A researcher estimates the effect of education on wages with a bivariate regression and gets β̂₁ = 0.12. She then adds years of experience as a control and gets β̂₁ = 0.09. Which interpretation is correct?
AThe bivariate estimate is wrong; 0.09 is the true effect of education.
BThe multiple regression estimate represents the effect of education holding experience constant, while the bivariate estimate does not.
CAdding experience variables always reduces coefficients, so this is expected and uninformative.
DThe two estimates cannot be compared because they are from different models.
The coefficient on education in the multiple regression is the partial effect — how wages change with one more year of education when experience is held fixed. The bivariate estimate conflates the direct effect of education with any correlation between education and experience. Neither is unconditionally 'wrong'; they answer different questions.
Question 2 True / False
Adding more control variables to a multiple regression model typically improves the accuracy of coefficient estimates.
TTrue
FFalse
Answer: False
This is the most important misconception about multiple regression. Including irrelevant variables reduces efficiency (increases standard errors) without reducing bias. Worse, including endogenous controls — variables that are themselves caused by the regressors or the outcome — can introduce new bias and make estimates less reliable. More controls is not a free lunch.
Question 3 Short Answer
What condition is required for the matrix estimator β̂ = (X'X)⁻¹X'y to exist, and what economic situation would violate it?
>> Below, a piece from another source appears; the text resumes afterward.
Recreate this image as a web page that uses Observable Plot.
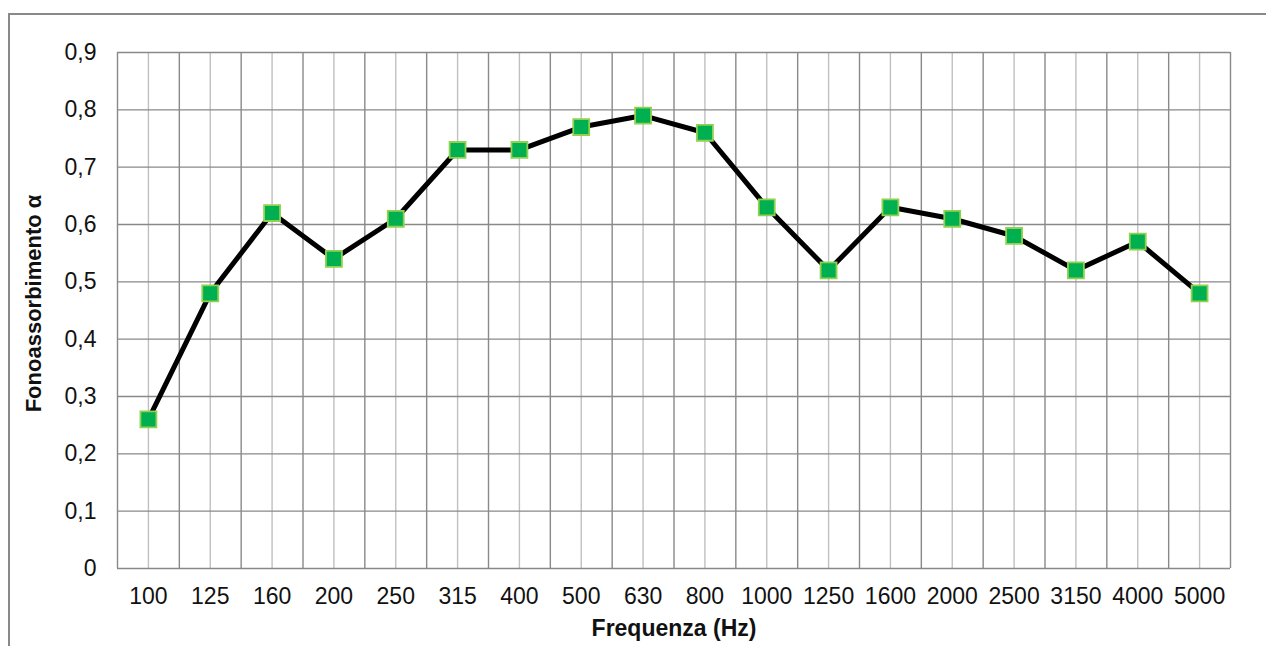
<!DOCTYPE html>
<html>
<head>
<meta charset="utf-8">
<script src="https://cdn.jsdelivr.net/npm/d3@7"></script>
<script src="https://cdn.jsdelivr.net/npm/@observablehq/plot@0.6"></script>
<style>
  html, body { margin: 0; padding: 0; background: #fff; overflow: hidden; }
  #wrap { position: relative; width: 1266px; height: 646px; }
  #border { position: absolute; left: 8px; top: 13px; width: 1300px; height: 700px; border: 2px solid #898989; box-sizing: border-box; }
  #chart { position: absolute; left: 0; top: 0; }
  #chart svg { font-family: "Liberation Sans", Arial, sans-serif; }
</style>
</head>
<body>
<div id="wrap">
  <div id="border"></div>
  <div id="chart"></div>
</div>
<script>
const frequencies = ["100","125","160","200","250","315","400","500","630","800","1000","1250","1600","2000","2500","3150","4000","5000"];
const alpha = [0.26,0.48,0.62,0.54,0.61,0.73,0.73,0.77,0.79,0.76,0.63,0.52,0.63,0.61,0.58,0.52,0.57,0.48];
const yTicks = [0,0.1,0.2,0.3,0.4,0.5,0.6,0.7,0.8,0.9];
const xTitle = "Frequenza (Hz)";
const yTitle = "Fonoassorbimento α";

const data = frequencies.map((f, i) => ({i, f, a: alpha[i]}));
const centers = frequencies.map((f, i) => i);
const bounds = [-0.5, ...frequencies.map((f, i) => i + 0.5)];

const chart = Plot.plot({
  width: 1266,
  height: 646,
  marginLeft: 117,
  marginRight: 36,
  marginTop: 52,
  marginBottom: 78,
  style: {fontFamily: "Liberation Sans, Arial, sans-serif", background: "transparent", overflow: "visible"},
  x: {type: "linear", domain: [-0.5, frequencies.length - 0.5], axis: null},
  y: {domain: [0, 0.9], axis: null},
  marks: [
    Plot.ruleX(centers, {x: d => d, y1: 0, y2: 0.9, stroke: "#c0c0c0", strokeWidth: 1.4}),
    Plot.ruleY(yTicks, {y: d => d, x1: -0.5, x2: frequencies.length - 0.5, stroke: "#898989", strokeWidth: 1.4}),
    Plot.ruleX(bounds, {x: d => d, y1: 0, y2: 0.9, stroke: "#898989", strokeWidth: 1.4}),
    Plot.axisY(yTicks, {tickSize: 0, tickPadding: 21, fontSize: 23, fill: "#111", tickFormat: d => d === 0 ? "0" : d.toFixed(1).replace(".", ","), label: null}),
    Plot.axisX(centers, {tickSize: 0, tickPadding: 19, fontSize: 23, fill: "#111", tickFormat: i => frequencies[i], label: null}),
    Plot.line(data, {x: "i", y: "a", stroke: "#000", strokeWidth: 5, strokeLinejoin: "round"}),
    Plot.dot(data, {x: "i", y: "a", symbol: "square", r: 9, fill: "#00b050", stroke: "#92d050", strokeWidth: 1.8}),
    Plot.text([xTitle], {frameAnchor: "bottom", dy: 67, text: d => d, fontSize: 23, fontWeight: "bold", fill: "#111"}),
    Plot.text([yTitle], {frameAnchor: "left", textAnchor: "middle", dx: -84, dy: -7, rotate: -90, text: d => d, fontSize: 22, fontWeight: "bold", fill: "#111"})
  ]
});
document.getElementById("chart").appendChild(chart);
</script>
</body>
</html>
Think about your answer, then reveal below.
Model answer: The matrix (X'X) must be invertible, which requires no perfect multicollinearity — no regressor can be an exact linear combination of others. This is violated if, for example, you include both 'income in dollars' and 'income in thousands of dollars' as separate regressors, since one is exactly 1000 times the other.
Perfect multicollinearity makes the normal equations singular: the system has infinitely many solutions because the collinear variables cannot be separately identified. Near-perfect multicollinearity (high but not exact correlation) is the more common practical problem — it does not prevent estimation but inflates standard errors severely.